Watch the Fed’s balance sheet, not interest rates

The US central bank’s unwinding has contributed to turmoil in emerging markets

Gillian Tett

Urjit Patel, the governor of India's central bank, warns that the turmoil in emerging markets could get worse as the Fed's balance sheet unwinds © Bloomberg

When the mighty US Federal Reserve started to unwind its bloated $4tn balance sheet last year, some investors braced themselves for a shock. But it did not immediately transpire — or at least not in a way that American cable television shows (or a president) might notice.

On the contrary, US markets seemed so impervious to the unwinding that many investors have almost forgotten that it is happening. Instead, the main, obsessive focus for debate around the Fed right now is whether it will raise policy rates three or four times this year.

But if Urjit Patel, the governor of India’s central bank, is correct, this obsession with US interest rates misses the point. Writing in the Financial Times earlier this week, Mr Patel argued that the Fed’s balance sheet unwinding is quietly contributing to the current turmoil in emerging markets. He warned this could soon get much worse.

This is not because Mr Patel thinks that the Fed was wrong to embark on the unwinding. Instead, he worries that President Donald Trump’s subsequent tax cuts have caused the US deficit to unexpectedly widen, sparking much higher-than-projected issuance of US debt. Indeed, some $2.34tn of treasuries will be sold in the next two years. 

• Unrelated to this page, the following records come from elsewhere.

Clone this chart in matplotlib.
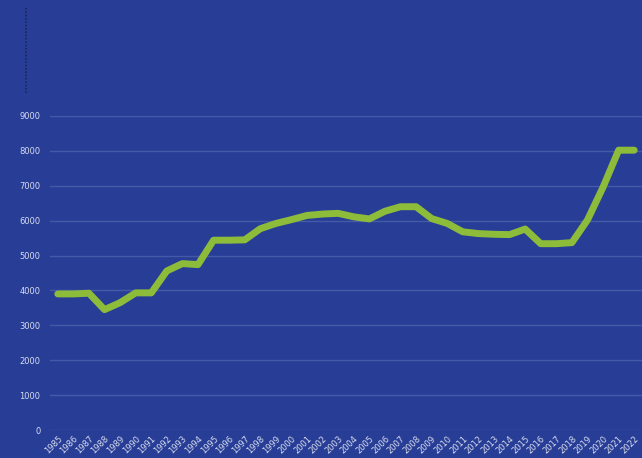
import matplotlib
matplotlib.use("Agg")
import matplotlib.pyplot as plt
from matplotlib.lines import Line2D

years = [str(y) for y in range(1985, 2023)]
values = [3900, 3900, 3920, 3450, 3650, 3930, 3930, 4560, 4770, 4740,
          5440, 5440, 5450, 5770, 5920, 6030, 6150, 6190, 6210, 6110,
          6050, 6270, 6400, 6400, 6060, 5920, 5680, 5630, 5610, 5600,
          5760, 5340, 5340, 5370, 6020, 6960, 8020, 8020]
yticks = [0, 1000, 2000, 3000, 4000, 5000, 6000, 7000, 8000, 9000]

bg = "#273D96"
fig = plt.figure(figsize=(6.42, 4.58), dpi=100, facecolor=bg)
ax = fig.add_axes([50/642, 28/458, 592/642, 314/458])
ax.set_facecolor(bg)

x = list(range(len(years)))
ax.plot(x, values, color="#8DBB3A", lw=5, solid_capstyle="round",
        solid_joinstyle="round", zorder=3)

ax.set_xlim(-0.5, len(years) - 0.5)
ax.set_ylim(0, 9000)
ax.set_yticks(yticks)
ax.set_yticklabels([str(v) for v in yticks])
ax.set_xticks(x)
ax.set_xticklabels(years, rotation=45, ha="right", rotation_mode="anchor")
ax.grid(axis="y", color="#4659A6", lw=1)
ax.set_axisbelow(True)
for s in ax.spines.values():
    s.set_visible(False)
ax.tick_params(axis="both", length=0, labelsize=6, colors="#D8DCEE")
ax.tick_params(axis="y", pad=7)
ax.tick_params(axis="x", pad=3)

# dotted marker line top-left
fig.add_artist(Line2D([26/642, 26/642], [1 - 8/458, 1 - 94/458],
                      color="#1B2660", lw=1.2, ls=(0, (1, 1))))

fig.savefig("out.png", dpi=100, facecolor=bg)
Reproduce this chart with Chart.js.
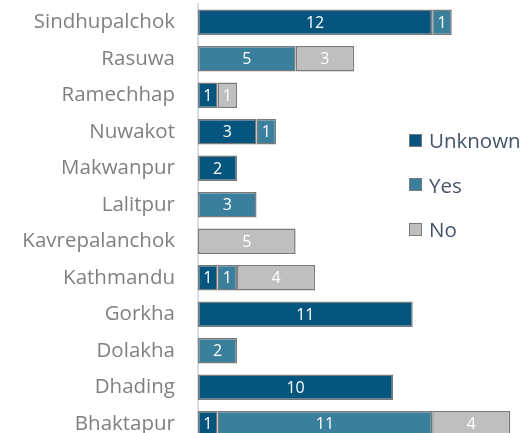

Global investors will need dollars to buy those bonds. However, the rub is that the Fed’s unwinding is sucking dollars out of the system, currently at a pace of $20bn a month, which is slated to rise to $50bn next year (or a cumulative $1tn of liquidity by December 2019.) That creates a dollar liquidity squeeze, Mr Patel fears, and means that “a crisis in the rest of the dollar bond markets is inevitable”, with a growing “possibility . . . a ‘sudden stop’ for the global economic recovery”. So he wants the Fed to change course — by slowing that unwinding.

The Fed itself has not responded in public to this remarkable plea. But investors should take note on several counts. For one thing, central bank governors do not usually warn so bluntly about the risks of a looming financial shock. Nor do they usually shout so loudly about controversial fiscal issues — let alone in another country.

But Mr Patel is not the only non-American central bank governor or official who now has these concerns. On the contrary, similar sentiments have been privately tossed around at a number of international meetings in recent weeks, as the full impact of Mr Trump’s tax cuts have become clear.  

Will the Fed listen? Under the new leadership, that is unclear. Jay Powell, the new chairman, recently offered some intriguing hints about how he thinks the Fed should view its impact on non-US markets — at least in respect to US interest rates. Last month, he told a seminar organised by the IMF and Swiss National Bank that while cross-border “spillovers [from policy] are to be expected in a world of highly integrated financial markets”, the last decade of data suggested that the role of US monetary policy on global markets is “often exaggerated”. 

By way of proof, he noted that capital flows to emerging market economies slackened in 2011 when the Fed eased policy, but increased in 2013 when it tightened — even though logic might suggest that tighter US policy should suck capital from those economies. The Federal Reserve “played a relatively limited role in the surge of capital flows to EMEs”, he concluded.

This suggests that Mr Powell himself will have little sympathy if EMEs try to blame the Fed for any market turmoil, or ask it to change course. In any case, he, like other senior Fed officials, seems (justifiably) very keen to stay on the same path at this point, to ensure that the Fed has firepower when the next recession hits. 

But some Fed officials accept Mr Patel’s point that higher bond sales are changing the landscape. They also know that it will be much easier to modify the process of unwinding, if necessary, than tweaking high-profile rates since the Fed has huge discretion in this field. After all, most politicians (and White House officials) do not have the foggiest idea about the details of the balance sheet now.

The main conclusion for investors is that they should heed Mr Patel and recognise that interest rates are not the only game in town. They need to watch to see what the Fed does (or does not) do next with that balance sheet. And while Mr Patel is entirely correct to suggest that the Fed needs to take Mr Trump’s tax cuts into account, and consider tweaking policy, I would not bet many dollars (or rupees) that the Fed will ever publicly accept his plea. Investors in emerging market assets should be warned.